これが噂のロード・ムービー

「有りがたうさん」(1936年、松竹)
監督清水宏/原作川端康成上原謙/石山隆嗣/仲英之助/桑野通子/築地まゆみ/二葉かほる/河村黎吉/忍節子

小林信彦さんが清水宏監督のロードムーヴィの秀作」(文春文庫『ぼくが選んだ洋画・邦画ベスト200』)とする映画。
そういえばこのあいだ読んだ高橋徹さんの『月の輪書林それから』*1晶文社、→10/30条)でもこの映画が登場していた。『石神井書林 日録』の出版記念会の二次会で、内藤誠監督が高橋さんにこの映画が今まで観た映画のベスト3としてあげ、高橋さんは会場だった神保町すずらん通りの浅野屋のはし袋にそれを走り書きしたのが、二日酔いの翌日見つかったという話。

内容を聞いたはずなのに、そのことはスッ飛び、その場の心地よさだけがよみがえってくる。「川端康成原作」「プロレタリア小説」「昭和十一年」「乗合自動車」……内藤監督のこまぎれのことばがチラチラ点滅するだけだ。「有りがたうさん」とは、一体、どんな映画だろう?(26-27頁)
伊豆の山間の集落を走る乗合自動車(バス)の運転手が主人公上原謙。バスは山肌を縫うようにくねくねと走る。道を歩いている人に後からクラクションを鳴らし、脇によけてもらったとき、通りすがりに「ありがとう」といつも声をかけることから、「ありがとうさん」というニックネームで沿線の人から呼ばれている。鶏にまで「ありがとう」とお礼を言う。この上原謙の「ありがとう」という台詞、たんに喋るのではなく、歌い上げるように語るので耳に残る。バスが走るときに流れる軽快なBGMも同じ。
映画はバスが走る伊豆山中(ときどき海も視界に入る)の風景と、バスに乗り合わせた人びとの織りなす会話、沿線の人びとと上原の交流など、途中途中でささやかなドラマを展開させながら、終点へ向かい、翌日折り返す。
内藤監督が高橋さんに語った「プロレタリア小説」というのは、途中で上原のバスを追いかけ、彼に父の墓の供養を頼んだ朝鮮人若い女性のエピソードに関係するのだろう。やっとここの道路造りが終わったと思ったら、明日から信州で道路造りをやらねばならない。父の墓に花と水を供えることができなくなったので、上原に後事を託したのである。
せめて日本の着物を着たかったという台詞と、チョゴリ風のいでたちから、朝鮮人労働者なのかとぼんやり思っていたら、はたしてそうだった。
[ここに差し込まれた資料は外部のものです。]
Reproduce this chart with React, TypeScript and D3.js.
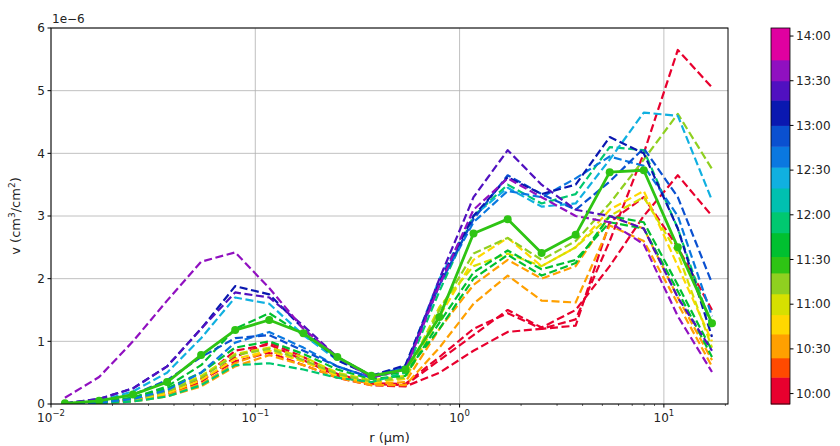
import React from "react";
import * as d3 from "d3";

// radius bins (µm)
const R = [0.0117, 0.0172, 0.0252, 0.037, 0.0543, 0.0797, 0.117, 0.172, 0.252, 0.37, 0.543, 0.797, 1.17, 1.72, 2.52, 3.7, 5.43, 7.97, 11.7, 17.2];

// times in minutes since midnight
const TIMES = [600, 605, 608, 635, 638, 647, 660, 670, 700, 705, 715, 745, 760, 770, 785, 800, 815, 690];
// values (x1e-6)
const S_1000 = [0.0, 0.03, 0.08, 0.18, 0.38, 0.68, 0.82, 0.62, 0.42, 0.3, 0.28, 0.5, 0.85, 1.15, 1.2, 1.35, 2.6, 4.0, 5.65, 5.05];
const S_1005 = [0.0, 0.02, 0.07, 0.17, 0.4, 0.85, 0.95, 0.7, 0.45, 0.32, 0.3, 0.7, 1.1, 1.5, 1.22, 1.5, 2.2, 3.0, 3.65, 3.0];
const S_1008 = [0.0, 0.02, 0.06, 0.15, 0.35, 0.75, 0.98, 0.75, 0.48, 0.33, 0.32, 0.75, 1.2, 1.45, 1.2, 1.25, 2.9, 3.3, 2.5, 1.5];
const S_1035 = [0.0, 0.01, 0.04, 0.12, 0.28, 0.6, 0.78, 0.62, 0.42, 0.3, 0.3, 0.9, 1.6, 2.05, 1.65, 1.62, 2.85, 2.6, 1.6, 0.6];
const S_1038 = [0.0, 0.01, 0.05, 0.14, 0.32, 0.65, 0.85, 0.68, 0.45, 0.32, 0.35, 1.2, 1.9, 2.3, 2.0, 2.2, 3.0, 2.8, 1.7, 0.7];
const S_1047 = [0.0, 0.02, 0.06, 0.17, 0.38, 0.72, 0.85, 0.68, 0.45, 0.34, 0.4, 1.4, 2.3, 2.65, 2.2, 2.5, 3.1, 3.4, 2.2, 1.0];
const S_1100 = [0.0, 0.03, 0.08, 0.22, 0.45, 0.8, 0.9, 0.75, 0.5, 0.38, 0.45, 1.55, 2.2, 2.4, 2.2, 2.5, 3.0, 3.3, 2.4, 0.9];
const S_1110 = [0.0, 0.02, 0.07, 0.2, 0.42, 0.78, 0.88, 0.7, 0.48, 0.36, 0.42, 1.5, 2.4, 2.65, 2.3, 2.6, 3.2, 3.9, 4.63, 3.75];
const S_1140 = [0.0, 0.03, 0.1, 0.25, 0.5, 0.9, 1.0, 0.8, 0.55, 0.4, 0.45, 1.3, 2.1, 2.45, 2.15, 2.3, 2.9, 2.8, 1.8, 0.75];
const S_1145 = [0.0, 0.03, 0.1, 0.28, 0.62, 1.2, 1.45, 1.1, 0.75, 0.45, 0.5, 1.2, 2.0, 2.38, 2.05, 2.25, 3.0, 2.9, 1.9, 0.85];
const S_1155 = [0.0, 0.01, 0.04, 0.12, 0.3, 0.62, 0.65, 0.55, 0.42, 0.35, 0.5, 1.8, 3.0, 3.5, 3.2, 3.35, 4.1, 4.05, 2.8, 1.2];
const S_1225 = [0.0, 0.05, 0.2, 0.5, 1.05, 1.7, 1.6, 1.1, 0.7, 0.45, 0.6, 2.0, 3.0, 3.45, 3.15, 3.2, 3.9, 4.65, 4.6, 3.25];
const S_1240 = [0.0, 0.02, 0.08, 0.22, 0.5, 0.98, 1.15, 0.9, 0.6, 0.42, 0.58, 1.9, 2.9, 3.4, 3.3, 3.6, 3.95, 3.8, 3.0, 1.4];
const S_1250 = [0.01, 0.05, 0.15, 0.38, 0.75, 1.05, 1.1, 0.85, 0.6, 0.42, 0.6, 1.9, 2.95, 3.65, 3.35, 3.1, 3.55, 4.08, 3.3, 1.93];
const S_1305 = [0.01, 0.08, 0.25, 0.6, 1.2, 1.88, 1.75, 1.2, 0.7, 0.45, 0.62, 1.95, 3.0, 3.62, 3.35, 3.5, 4.26, 4.0, 2.8, 1.07];
const S_1320 = [0.01, 0.08, 0.25, 0.6, 1.2, 1.78, 1.7, 1.25, 0.75, 0.45, 0.55, 2.0, 3.3, 4.05, 3.5, 3.1, 3.0, 2.8, 1.7, 0.85];
const S_1335 = [0.1, 0.43, 1.0, 1.65, 2.27, 2.42, 1.85, 1.2, 0.75, 0.42, 0.55, 1.9, 3.1, 3.6, 3.3, 3.0, 2.9, 2.55, 1.4, 0.51];
const S_1130 = [0.01, 0.05, 0.15, 0.35, 0.78, 1.18, 1.34, 1.13, 0.75, 0.45, 0.55, 1.39, 2.72, 2.95, 2.41, 2.7, 3.7, 3.73, 2.5, 1.29];

const SERIES = [S_1000, S_1005, S_1008, S_1035, S_1038, S_1047, S_1100, S_1110, S_1140, S_1145, S_1155, S_1225, S_1240, S_1250, S_1305, S_1320, S_1335, S_1130];

// colorbar bins (minutes) and colours
const CB_EDGES = [593, 611, 624, 640, 653, 667, 681, 692, 708, 722, 738, 752, 766, 780, 797, 810, 824, 845.4];
const CB_COLORS = ["#e8002e", "#ff4a00", "#ffa000", "#ffd800", "#d6e000", "#8fd020", "#2ec414", "#00c030", "#00c870", "#00c0b0", "#10b0e0", "#0a78e0", "#0a50d0", "#0a18b0", "#5010c0", "#9010c0", "#e000a0"];
const CB_TICKS = [600, 630, 660, 690, 720, 750, 780, 810, 840];
const CB_LABELS = ["10:00", "10:30", "11:00", "11:30", "12:00", "12:30", "13:00", "13:30", "14:00"];

const Y_TICKS = [0, 1, 2, 3, 4, 5, 6];
const X_MAJOR = [0.01, 0.1, 1, 10];
const X_EXP = ["−2", "−1", "0", "1"];

const FONT = "DejaVu Sans, sans-serif";

function colorFor(t: number) {
  for (let i = 0; i < CB_COLORS.length; i++) {
    if (t >= CB_EDGES[i] && t < CB_EDGES[i + 1]) return CB_COLORS[i];
  }
  return CB_COLORS[CB_COLORS.length - 1];
}

export default function App() {
  const W = 840, H = 446;
  const L = 51, Rt = 728, T = 28, B = 404;
  const x = d3.scaleLog().domain([0.01, 20.6]).range([L, Rt]);
  const y = d3.scaleLinear().domain([0, 6]).range([B, T]);
  const line = d3.line<number>().x((_, i) => x(R[i])).y((d) => y(d));

  const minor: number[] = [];
  for (const dec of [0.01, 0.1, 1, 10]) {
    for (let k = 2; k <= 9; k++) {
      const v = dec * k;
      if (v < 20.6) minor.push(v);
    }
  }

  const cbL = 771, cbR = 790;
  const cy = d3.scaleLinear().domain([CB_EDGES[0], CB_EDGES[CB_EDGES.length - 1]]).range([B, T]);

  const order = SERIES.map((s, i) => i);

  return (
    <svg width={W} height={H} style={{ position: "absolute", left: 0, top: 0, background: "#fff" }} fontFamily={FONT}>
      <rect x={0} y={0} width={W} height={H} fill="#fff" />
      <defs>
        <clipPath id="clip">
          <rect x={L} y={T} width={Rt - L} height={B - T} />
        </clipPath>
      </defs>
      {/* grid */}
      {Y_TICKS.map((t) => (
        <line key={"gy" + t} x1={L} x2={Rt} y1={y(t)} y2={y(t)} stroke="#b0b0b0" strokeWidth={0.8} />
      ))}
      {X_MAJOR.map((t) => (
        <line key={"gx" + t} x1={x(t)} x2={x(t)} y1={T} y2={B} stroke="#b0b0b0" strokeWidth={0.8} />
      ))}
      {/* series */}
      <g clipPath="url(#clip)">
        {order.map((i) => {
          const solid = i === SERIES.length - 1;
          const c = colorFor(TIMES[i]);
          return (
            <g key={"s" + i}>
              <path
                d={line(SERIES[i]) || ""}
                fill="none"
                stroke={c}
                strokeWidth={solid ? 2.8 : 2.2}
                strokeDasharray={solid ? undefined : "8,3.6"}
                strokeLinejoin="round"
              />
              {solid && SERIES[i].map((v, j) => <circle key={j} cx={x(R[j])} cy={y(v)} r={4} fill={c} />)}
            </g>
          );
        })}
      </g>
      {/* frame */}
      <rect x={L} y={T} width={Rt - L} height={B - T} fill="none" stroke="#000" strokeWidth={1} />
      {/* y ticks */}
      {Y_TICKS.map((t) => (
        <g key={"yt" + t}>
          <line x1={L - 3.5} x2={L} y1={y(t)} y2={y(t)} stroke="#000" />
          <text x={L - 6} y={y(t)} dy="0.35em" textAnchor="end" fontSize={12} fill="#222">
            {t}
          </text>
        </g>
      ))}
      <text x={L + 1} y={T - 5} fontSize={12} fill="#222">1e−6</text>
      {/* x ticks */}
      {X_MAJOR.map((t, i) => (
        <g key={"xt" + t}>
          <line x1={x(t)} x2={x(t)} y1={B} y2={B + 3.5} stroke="#000" />
          <text x={x(t)} y={B + 18} textAnchor="middle" fontSize={12} fill="#222">
            10
            <tspan fontSize={8.5} dy={-6}>{X_EXP[i]}</tspan>
          </text>
        </g>
      ))}
      {minor.map((t) => (
        <line key={"mx" + t} x1={x(t)} x2={x(t)} y1={B} y2={B + 2} stroke="#000" strokeWidth={0.6} />
      ))}
      <text x={(L + Rt) / 2} y={442} textAnchor="middle" fontSize={13} fill="#222">r (µm)</text>
      <text transform={`translate(20,${(T + B) / 2}) rotate(-90)`} textAnchor="middle" fontSize={13} fill="#222">
        v (cm
        <tspan fontSize={9} dy={-5}>3</tspan>
        <tspan dy={5}>/cm</tspan>
        <tspan fontSize={9} dy={-5}>2</tspan>
        <tspan dy={5}>)</tspan>
      </text>
      {/* colorbar */}
      {CB_COLORS.map((c, i) => (
        <rect key={"cb" + i} x={cbL} width={cbR - cbL} y={cy(CB_EDGES[i + 1])} height={cy(CB_EDGES[i]) - cy(CB_EDGES[i + 1]) + 0.5} fill={c} />
      ))}
      <rect x={cbL} y={T} width={cbR - cbL} height={B - T} fill="none" stroke="#000" strokeWidth={0.8} />
      {CB_TICKS.map((t, i) => (
        <g key={"ct" + t}>
          <line x1={cbR} x2={cbR + 3.5} y1={cy(t)} y2={cy(t)} stroke="#000" />
          <text x={cbR + 6} y={cy(t)} dy="0.35em" fontSize={12} fill="#222">{CB_LABELS[i]}</text>
        </g>
      ))}
    </svg>
  );
}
小林信彦さんはこのシーンに対して「胸をつかれる」と書く。
トンネルの手前でバスを止め、ひと休みしているとき、上原はじめ乗客たちは路上の石ころを拾い、崖下に向かって何度も何度も投げて休み時間を過ごす。手持ちぶさたで状況が許せばそういうことをしないでもないが、それにしても不思議な光景だった。
始発からバスに乗り、上原のすぐ後の座席にすわってストーリーを動かす重要人物としているのが、桑野通子。丸顔ですらりとした細眉、ため息のでるような美貌だ。そこから伝法な台詞が出てくる。台詞といえば、この映画の台詞はみんな棒読みに近く、サイレントとトーキーのはざまという印象を強くした。
帰宅後調べてみると、トーキー第一作の「マダムと女房」は1931年だから、もう5年も経っている。この時期全般にそうした傾向があるのか、この映画に限っての演出なのか、わからない。
ちなみに双葉十三郎さんの『日本映画 ぼくの300本』*2(文春新書)では☆☆☆★★、「ダンゼン優秀」ではないが「見ておいていい」という評価。個人的にも、観終えたあとのカタルシスを期待していたがそれほどでもなかったし、途中迂闊にもウトウトした場面があったほどなので、すこぶる絶品と興奮する作品ではなかったように思う。
双葉さんはこのように評価している。
ちょっと皮肉な人生模様が、長屋や都会生活ではなく、自然のなかで展開されるという手法が斬新で、のびのびしたムードに人情味が溶け込み、いかにも清水宏の世界が広がっていた。(23頁)
なるほどそのように鑑賞すればいいのか。